I enjoyed reading your blog. My best wishes to you.
William,
Thankyou for your kind words re: my blog.
With regards translation, I refer to Graham Rees’s rendering in the OFB … I cannot claim any authority for myself. (My Lewis and Short also agrees, so I suspect here the issue is how translation ought to be carried out – a fascinating topic in its own right). I suppose Graham’s point when translating this quotation was that those who pass through must return! The ETP certainly has ships travelling in opposite directions. It’s worth looking at New Atlantis for more on this.
I agree that Bacon and others were both familiar with and respectful of Spanish practices (cf. New Atlantis once more, and de redargutio philosophiarum). And yes, I would agree that the engraved title does seem to suggest that the pillars were being referenced.
I think on the balance of probabilities the pillars were, as a result of Charles V, something of a gimme for writers on this subject – Bacon certainly refers to them repeatedly.

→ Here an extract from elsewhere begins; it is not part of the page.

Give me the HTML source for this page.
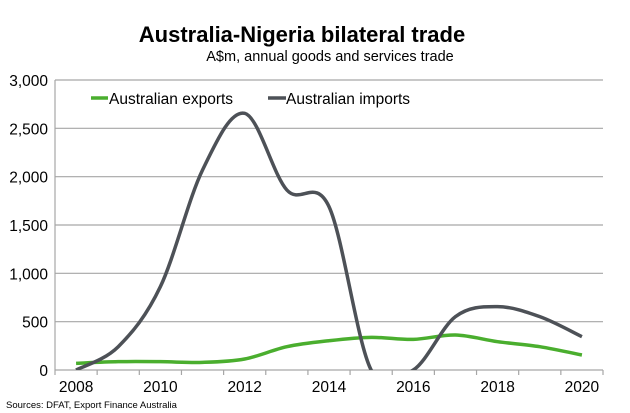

The most important thing, however, is that such stuff is continually investigated and argued over – for then learning shall increase.
Oh, on a separate point, do you have Bacon’s receit for the gout? If not, mail me …
Thank you.
While I largely agree with you, I feel it’s important not to make leaps of faith with this sort of thing … if only because those with less specialist knowledge are liable to take a leap as truth … with the obvious consequences!